The Alan Parsons Project's first release (1976's Tales of Mystery and Imagination) features a long instrumental named after this story. The track has five parts: "Prelude", "Arrival", "Intermezzo", "Pavane", and "Fall" and its style showcases 20th century classical music and progressive rock. The music incorporates fragments of Debussy's unfinished opera.
Peter Hammill composed and recorded an opera based on the story in 1991. In this work, the house itself becomes a vocal part, to be sung by the same performer who sings the role of Roderick Usher. The libretto by Chris Judge Smith incorporates material from other writings by Poe, and also adopts the subplot of a romantic attraction between Madeline Usher and the narrator, who is given the name Montresor. This recording still had drums in it though and thus was not a real opera. Hammill realized that and released a totally overhauled version in 1999, without drums but with an added violin and layers of electric guitar that created an orchestral sound. He also resang all of his own vocals.

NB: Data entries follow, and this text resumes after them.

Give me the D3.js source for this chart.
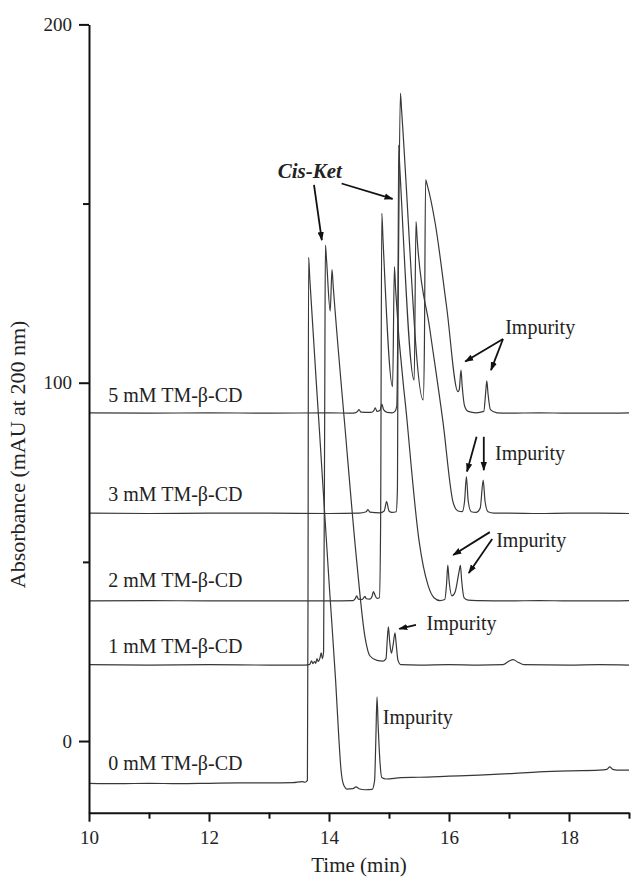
<html>
<head>
<script src="https://d3js.org/d3.v7.min.js"></script>
<style>
body { margin: 0; background: #fff; }
text { font-family: "Liberation Serif", "Times New Roman", serif; fill: #222; }
</style>
</head>
<body>
<script>
// tick values
var timeTicks = [10, 12, 14, 16, 18];
var timeMinor = [11, 13, 15, 17, 19];
var absTicks = [0, 100, 200];
var absMinor = [50, 150];

// chromatograms, [time (min), absorbance (mAU)]
var trace0 = [[10,-11.8],[10.5,-11.9],[11,-11.8],[11.5,-11.9],[12,-11.8],[12.5,-11.7],[13,-11.7],[13.4,-11.6],[13.55,-11.3],[13.6,-11.5],[13.64,-11],[13.65,40],[13.66,135],[13.68,129],[13.84,86.8],[14.01,42],[14.11,17],[14.16,2],[14.2,-8],[14.25,-12.5],[14.3,-13.4],[14.4,-13.3],[14.45,-12.8],[14.5,-13.3],[14.6,-13.6],[14.72,-13.5],[14.76,-11],[14.78,0],[14.8,12.3],[14.82,4],[14.85,-6],[14.88,-10.2],[14.95,-10.6],[15.2,-10.2],[15.5,-10.1],[16,-9.8],[16.5,-9.5],[17,-9.1],[17.5,-8.6],[18,-8.3],[18.5,-8.1],[18.63,-7.9],[18.68,-7.2],[18.73,-7.9],[18.8,-8.1],[19,-8.1]];
var trace1 = [[10,21.3],[11,21.2],[12,21.3],[13,21.2],[13.6,21.2],[13.68,21.4],[13.71,22.4],[13.73,21.6],[13.76,22.2],[13.78,21.7],[13.8,23],[13.82,22.2],[13.85,23.2],[13.87,24.6],[13.89,23],[13.91,25],[13.93,100],[13.94,138.4],[13.96,134],[14.02,120],[14.05,131.6],[14.07,127],[14.27,86.8],[14.46,50.5],[14.6,29],[14.68,23.8],[14.8,22.5],[14.9,22.3],[14.95,23],[14.97,28],[14.99,31.9],[15.01,28],[15.04,24.5],[15.07,27],[15.1,30.2],[15.12,27],[15.15,22.5],[15.2,21.3],[15.5,21.2],[16,21.3],[16.5,21.2],[16.9,21.3],[17.0,22.3],[17.07,22.7],[17.15,22],[17.25,21.3],[18,21.2],[18.5,21.3],[19,21.2]];
var trace2 = [[10,39.1],[11,39.2],[12,39.1],[13,39.1],[14,39.1],[14.4,39.2],[14.44,39.8],[14.46,40.5],[14.49,39.6],[14.55,39.5],[14.58,40],[14.6,40.4],[14.62,39.7],[14.68,39.6],[14.72,40.5],[14.74,41.7],[14.76,41],[14.8,39.8],[14.84,40],[14.86,60],[14.88,147.3],[14.9,140],[15.06,98.9],[15.09,132.4],[15.11,126],[15.3,89.6],[15.5,56],[15.65,43.5],[15.75,40],[15.85,39.2],[15.93,39.5],[15.96,44],[15.98,49.1],[16.0,45],[16.05,40.5],[16.1,41.5],[16.17,47.5],[16.19,49],[16.21,45],[16.25,40],[16.32,39.3],[16.5,39.2],[17,39.1],[17.5,39.2],[18,39.1],[18.5,39.1],[19,39.2]];
var trace3 = [[10,63.6],[11,63.5],[12,63.6],[13,63.6],[14,63.5],[14.5,63.6],[14.62,64],[14.65,64.6],[14.68,63.9],[14.85,63.7],[14.92,64.2],[14.96,66.8],[15.0,64.2],[15.05,63.8],[15.12,64],[15.14,70],[15.16,166.3],[15.18,160],[15.42,100.7],[15.45,145],[15.47,140],[15.68,115],[15.9,89],[16.07,66.5],[16.15,64.2],[16.22,64],[16.26,67],[16.29,73.8],[16.32,67],[16.37,64],[16.45,63.8],[16.52,65],[16.57,72.8],[16.6,67],[16.65,64],[16.75,63.6],[17,63.6],[17.5,63.5],[18,63.6],[18.5,63.6],[19,63.5]];
var trace5 = [[10,91.6],[11,91.5],[12,91.6],[13,91.5],[14,91.6],[14.4,91.5],[14.47,91.9],[14.5,92.5],[14.53,91.8],[14.7,91.7],[14.75,92.3],[14.77,93],[14.8,92],[14.85,92.3],[14.88,94],[14.91,92.5],[14.97,91.7],[15.05,91.6],[15.1,92],[15.13,93.5],[15.15,120],[15.19,180.8],[15.21,176],[15.57,95.2],[15.59,110],[15.61,156.6],[15.64,155],[15.77,144.5],[15.96,121.2],[16.15,97.5],[16.17,98],[16.2,103.5],[16.22,99],[16.26,93.5],[16.32,92],[16.45,91.6],[16.58,92],[16.61,97],[16.63,100.5],[16.65,97],[16.69,92.5],[16.8,91.6],[17,91.5],[17.5,91.6],[18,91.5],[18.5,91.5],[19,91.6]];

var traces = [trace0, trace1, trace2, trace3, trace5];
var conditions = ["0 mM TM-\u03b2-CD", "1 mM TM-\u03b2-CD", "2 mM TM-\u03b2-CD", "3 mM TM-\u03b2-CD", "5 mM TM-\u03b2-CD"];
var labelLevels = [-8.2, 24.5, 43, 67, 94.5];

var w = 631, h = 883;
var x = d3.scaleLinear().domain([10, 19]).range([89, 629]);
var y = d3.scaleLinear().domain([-20, 200]).range([812.7, 24.4]);

var svg = d3.select("body").append("svg")
	.attr("width", w)
	.attr("height", h);

svg.append("defs").append("marker")
	.attr("id", "head")
	.attr("viewBox", "0 0 10 10")
	.attr("refX", 9).attr("refY", 5)
	.attr("markerWidth", 9).attr("markerHeight", 9)
	.attr("markerUnits", "userSpaceOnUse")
	.attr("orient", "auto")
	.append("path")
	.attr("d", "M0,1.5L10,5L0,8.5z")
	.attr("fill", "#111");

// traces
var line = d3.line()
	.x(function(d) { return x(d[0]); })
	.y(function(d) { return y(d[1]); })
	.curve(d3.curveMonotoneX);

svg.selectAll("path.trace")
	.data(traces)
	.enter().append("path")
	.attr("class", "trace")
	.attr("d", line)
	.attr("fill", "none")
	.attr("stroke", "#383838")
	.attr("stroke-width", 1.2);

// axes
svg.append("g").attr("transform", "translate(0," + y(-20) + ")")
	.call(d3.axisBottom(x).tickValues(timeTicks).tickSize(9).tickSizeOuter(0).tickPadding(9));
svg.append("g").attr("transform", "translate(0," + y(-20) + ")")
	.call(d3.axisBottom(x).tickValues(timeMinor).tickSize(6).tickSizeOuter(0).tickFormat(""))
	.select(".domain").remove();
svg.append("g").attr("transform", "translate(" + x(10) + ",0)")
	.call(d3.axisLeft(y).tickValues(absTicks).tickSize(10).tickSizeOuter(0).tickPadding(7));
svg.append("g").attr("transform", "translate(" + x(10) + ",0)")
	.call(d3.axisLeft(y).tickValues(absMinor).tickSize(6).tickFormat(""))
	.select(".domain").remove();

svg.selectAll(".domain").attr("stroke", "#111").attr("stroke-width", 2);
svg.selectAll(".tick line").attr("stroke", "#111").attr("stroke-width", 2);
svg.selectAll(".tick text").attr("font-size", 19).attr("font-family", "Liberation Serif").attr("fill", "#222");

svg.append("text")
	.text("Time (min)")
	.attr("x", x(14.5)).attr("y", 872)
	.attr("text-anchor", "middle")
	.attr("font-size", 21);
svg.append("text")
	.text("Absorbance (mAU at 200 nm)")
	.attr("transform", "translate(25," + y(80) + ") rotate(-90)")
	.attr("text-anchor", "middle")
	.attr("font-size", 22);

// condition labels
svg.selectAll("text.cond")
	.data(conditions)
	.enter().append("text")
	.attr("class", "cond")
	.text(function(d) { return d; })
	.attr("x", x(10.32))
	.attr("y", function(d, i) { return y(labelLevels[i]); })
	.attr("font-size", 20);

// annotations
svg.append("text")
	.text("Cis-Ket")
	.attr("x", x(13.68)).attr("y", y(157))
	.attr("text-anchor", "middle")
	.attr("font-size", 21)
	.attr("font-weight", "bold")
	.attr("font-style", "italic");

var impurityLabels = [[15.48, 4.7], [16.21, 31], [17.37, 54.1], [17.35, 78.4], [17.52, 113.6]];
svg.selectAll("text.imp")
	.data(impurityLabels)
	.enter().append("text")
	.attr("class", "imp")
	.text("Impurity")
	.attr("x", function(d) { return x(d[0]); })
	.attr("y", function(d) { return y(d[1]); })
	.attr("text-anchor", "middle")
	.attr("font-size", 20);

var arrows = [
	[[13.75, 155.2], [13.88, 139.8]],
	[[14.21, 155.6], [15.06, 151.3]],
	[[15.45, 32.4], [15.17, 31.3]],
	[[16.68, 58.3], [16.07, 51.9]],
	[[16.72, 56.4], [16.33, 46.9]],
	[[16.46, 84.9], [16.3, 75.2]],
	[[16.58, 84.9], [16.58, 75.6]],
	[[16.9, 112.2], [16.27, 105.9]],
	[[16.9, 112.2], [16.7, 103.5]]
];
svg.selectAll("line.arrow")
	.data(arrows)
	.enter().append("line")
	.attr("class", "arrow")
	.attr("x1", function(d) { return x(d[0][0]); })
	.attr("y1", function(d) { return y(d[0][1]); })
	.attr("x2", function(d) { return x(d[1][0]); })
	.attr("y2", function(d) { return y(d[1][1]); })
	.attr("stroke", "#111")
	.attr("stroke-width", 1.8)
	.attr("marker-end", "url(#head)");
</script>
</body>
</html>
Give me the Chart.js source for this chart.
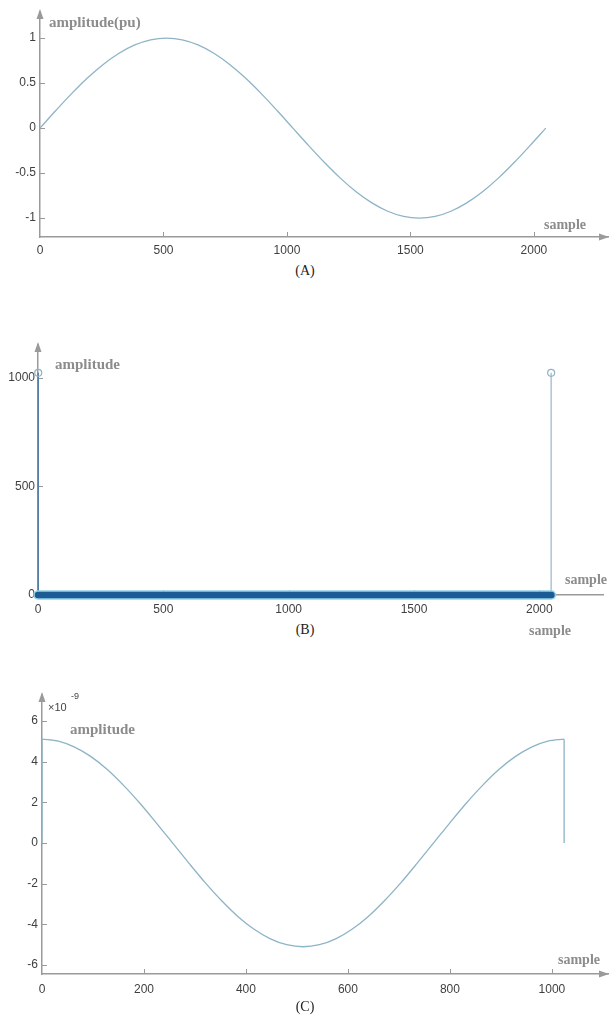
<!DOCTYPE html>
<html><head><meta charset="utf-8">
<script src="https://cdn.jsdelivr.net/npm/chart.js@4.4.1/dist/chart.umd.min.js"></script>
<style>
html,body{margin:0;padding:0;background:#fff;}
body{width:609px;height:1019px;position:relative;overflow:hidden;}
.panel{position:absolute;left:0;width:609px;}
.lbl{position:absolute;font-family:"Liberation Serif","DejaVu Serif",serif;font-weight:bold;color:#8c8c8c;white-space:nowrap;line-height:1;}
.cap{position:absolute;font-family:"Liberation Serif","DejaVu Serif",serif;color:#222;font-size:14px;line-height:1;transform:translateX(-50%);white-space:nowrap;}
.exp{position:absolute;font-family:"Liberation Sans",Arial,sans-serif;color:#444;line-height:1;white-space:nowrap;}
</style></head><body>
<div class="panel" style="top:0;height:262px"><canvas id="cA" width="609" height="262"></canvas></div>
<div class="panel" style="top:330px;height:290px"><canvas id="cB" width="609" height="290"></canvas></div>
<div class="panel" style="top:680px;height:320px"><canvas id="cC" width="609" height="320"></canvas></div>

<div class="lbl" style="left:49px;top:15px;font-size:15px">amplitude(pu)</div>
<div class="lbl" style="left:544px;top:218px;font-size:14px">sample</div>
<div class="cap" style="left:305px;top:264px">(A)</div>

<div class="lbl" style="left:55px;top:357px;font-size:15px">amplitude</div>
<div class="lbl" style="left:565px;top:573px;font-size:14px">sample</div>
<div class="cap" style="left:305px;top:623px">(B)</div>
<div class="lbl" style="left:529px;top:624px;font-size:14px">sample</div>

<div class="exp" style="left:48px;top:702px;font-size:11px">×10</div>
<div class="exp" style="left:71px;top:692px;font-size:9px">-9</div>
<div class="lbl" style="left:70px;top:722px;font-size:15px">amplitude</div>
<div class="lbl" style="left:558px;top:953px;font-size:14px">sample</div>
<div class="cap" style="left:305px;top:1000px">(C)</div>

<script>
// ---------- DATA ----------
// (A) one period of the input signal, amplitude in pu
const aSamples = [0,64,128,192,256,320,384,448,512,576,640,704,768,832,896,960,1024,
  1088,1152,1216,1280,1344,1408,1472,1536,1600,1664,1728,1792,1856,1920,1984,2048];
const aValues = [0,0.195,0.383,0.556,0.707,0.831,0.924,0.981,1.0,0.981,0.924,0.831,0.707,0.556,0.383,0.195,0,
  -0.195,-0.383,-0.556,-0.707,-0.831,-0.924,-0.981,-1.0,-0.981,-0.924,-0.831,-0.707,-0.556,-0.383,-0.195,0];
const aXTicks = [0,500,1000,1500,2000];
const aYTicks = [-1,-0.5,0,0.5,1];

// (B) spectrum: two spikes, everything else at zero
const bStemSamples = [1, 2047];
const bStemValues = [1024, 1024];
const bZeroSamples = [0, 2048];
const bZeroValues = [0, 0];
const bXTicks = [0,500,1000,1500,2000];
const bYTicks = [0,500,1000];

// (C) amplitude in units of 10^-9
const cSamples = [0,32,64,96,128,160,192,224,256,288,320,352,384,416,448,480,512,
  544,576,608,640,672,704,736,768,800,832,864,896,928,960,992,1024];
const cValues = [5.10,5.00,4.71,4.24,3.61,2.83,1.95,0.99,0,-0.99,-1.95,-2.83,-3.61,-4.24,-4.71,-5.00,-5.10,
  -5.00,-4.71,-4.24,-3.61,-2.83,-1.95,-0.99,0,0.99,1.95,2.83,3.61,4.24,4.71,5.00,5.10];
const cDropSamples = [0, 1024];   // vertical edges down to zero
const cXTicks = [0,200,400,600,800,1000];
const cYTicks = [-6,-4,-2,0,2,4,6];

// ---------- STYLE ----------
const AXIS_COLOR = '#9a9a9a';
const TICK_COLOR = '#3f3f3f';
const CURVE_COLOR = '#8db4c6';
const TICK_FONT = {family:'"Liberation Sans", Arial, sans-serif', size:12};

const axisDecor = {
  id:'axisDecor',
  beforeDatasetsDraw(chart, args, opts){
    const {ctx, chartArea:a} = chart;
    const x = chart.scales.x, y = chart.scales.y;
    ctx.save();
    ctx.strokeStyle = AXIS_COLOR; ctx.fillStyle = AXIS_COLOR; ctx.lineWidth = 1;
    x.ticks.forEach(t=>{
      if (t.value === 0) return;
      const px = Math.round(x.getPixelForValue(t.value)) + 0.5;
      ctx.beginPath(); ctx.moveTo(px, a.bottom); ctx.lineTo(px, a.bottom - 5); ctx.stroke();
    });
    y.ticks.forEach(t=>{
      const py = Math.round(y.getPixelForValue(t.value)) + 0.5;
      ctx.beginPath(); ctx.moveTo(a.left, py); ctx.lineTo(a.left + 5, py); ctx.stroke();
    });
    if (opts.up !== false){
      ctx.beginPath(); ctx.moveTo(a.left, a.top - 3); ctx.lineTo(a.left - 3.5, a.top + 7); ctx.lineTo(a.left + 3.5, a.top + 7); ctx.closePath(); ctx.fill();
    }
    if (opts.right !== false){
      ctx.beginPath(); ctx.moveTo(a.right, a.bottom); ctx.lineTo(a.right - 10, a.bottom - 3.5); ctx.lineTo(a.right - 10, a.bottom + 3.5); ctx.closePath(); ctx.fill();
    }
    ctx.restore();
  }
};

function xScale(min, max, ticks, pad, h){
  return {type:'linear', position:'bottom', min, max,
    afterBuildTicks: s => { s.ticks = ticks.map(v=>({value:v})); },
    afterFit: s => { s.height = h; },
    grid:{display:false, drawTicks:false, tickLength:0}, border:{display:true, color:AXIS_COLOR, width:1.5},
    ticks:{padding:pad, maxRotation:0, autoSkip:false, color:TICK_COLOR, font:TICK_FONT, callback:v=>String(v)}};
}
function yScale(min, max, ticks, pad, w){
  return {type:'linear', position:'left', min, max,
    afterBuildTicks: s => { s.ticks = ticks.map(v=>({value:v})); },
    afterFit: s => { s.width = w; },
    grid:{display:false, drawTicks:false, tickLength:0}, border:{display:true, color:AXIS_COLOR, width:1.5},
    ticks:{padding:pad, autoSkip:false, color:TICK_COLOR, font:TICK_FONT, callback:v=>String(v)}};
}
function baseOpts(padTop, xs, ys, decor){
  return {responsive:false, animation:false, devicePixelRatio:1,
    layout:{padding:{top:padTop, left:0, right:0, bottom:0}},
    plugins:{legend:{display:false}, tooltip:{enabled:false}, axisDecor:decor||{}},
    scales:{x:xs, y:ys}};
}
const pts = (xs, ys) => xs.map((v,i)=>({x:v, y:ys[i]}));

// (A)
new Chart(document.getElementById('cA'), {
  type:'line',
  data:{datasets:[{data:pts(aSamples,aValues), borderColor:CURVE_COLOR, borderWidth:1.3, pointRadius:0, cubicInterpolationMode:'monotone', fill:false}]},
  options: baseOpts(12, xScale(0, 2304, aXTicks, 6, 25), yScale(-1.21, 1.29, aYTicks, 4, 40)),
  plugins:[axisDecor]
});

// (B)  (dataset 0 is drawn on top)
const bDatasets = [
  {data:pts(bZeroSamples,bZeroValues), borderColor:'#1b5c95', borderWidth:6.5, borderCapStyle:'round', pointRadius:0, clip:false},
  {data:pts(bZeroSamples,bZeroValues), borderColor:'#93d2ea', borderWidth:9.5, borderCapStyle:'round', pointRadius:0, clip:false}
];
const stemColors = ['#4f7da6', '#a6c1d0'];
bStemSamples.forEach((s,i)=>{
  bDatasets.push({data:[{x:s,y:0},{x:s,y:bStemValues[i]}], borderColor:stemColors[i], borderWidth:1.4,
    pointRadius:c=>c.dataIndex===1?3.5:0, pointBackgroundColor:'rgba(255,255,255,0)', pointBorderColor:'#8fb3c6', pointBorderWidth:1.2, clip:false});
});
new Chart(document.getElementById('cB'), {
  type:'line',
  data:{datasets:bDatasets},
  options: baseOpts(15, xScale(0, 2257, bXTicks, 7, 25), yScale(0, 1152, bYTicks, 3, 38), {right:false}),
  plugins:[axisDecor]
});

// (C)
const cDatasets = [{data:pts(cSamples,cValues), borderColor:CURVE_COLOR, borderWidth:1.3, pointRadius:0, cubicInterpolationMode:'monotone', fill:false}];
cDropSamples.forEach(s=>{
  const v = cValues[cSamples.indexOf(s)];
  cDatasets.push({data:[{x:s,y:v},{x:s,y:0}], borderColor:CURVE_COLOR, borderWidth:1.3, pointRadius:0, clip:false});
});
new Chart(document.getElementById('cC'), {
  type:'line',
  data:{datasets:cDatasets},
  options: baseOpts(15, xScale(0, 1112, cXTicks, 8, 26), yScale(-6.44, 7.27, cYTicks, 4, 42)),
  plugins:[axisDecor]
});
</script>
</body></html>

Another operatic version was composed by Philip Glass, with a libretto by Arthur Yorinks.
This story is also the inspiration for the classical guitarist Nikita Koshkin's "Usher-Waltz", a piece for solo guitar.
Further, the story served as inspiration to the American composer Ian Krouse's "Roderick Usher’s ‘Phantasmion’ (Grand Sonata ‘Quasi una fantasia’) Op. 25, 1836", which was composed for - and premiered by - classical guitarist Scott Tennant.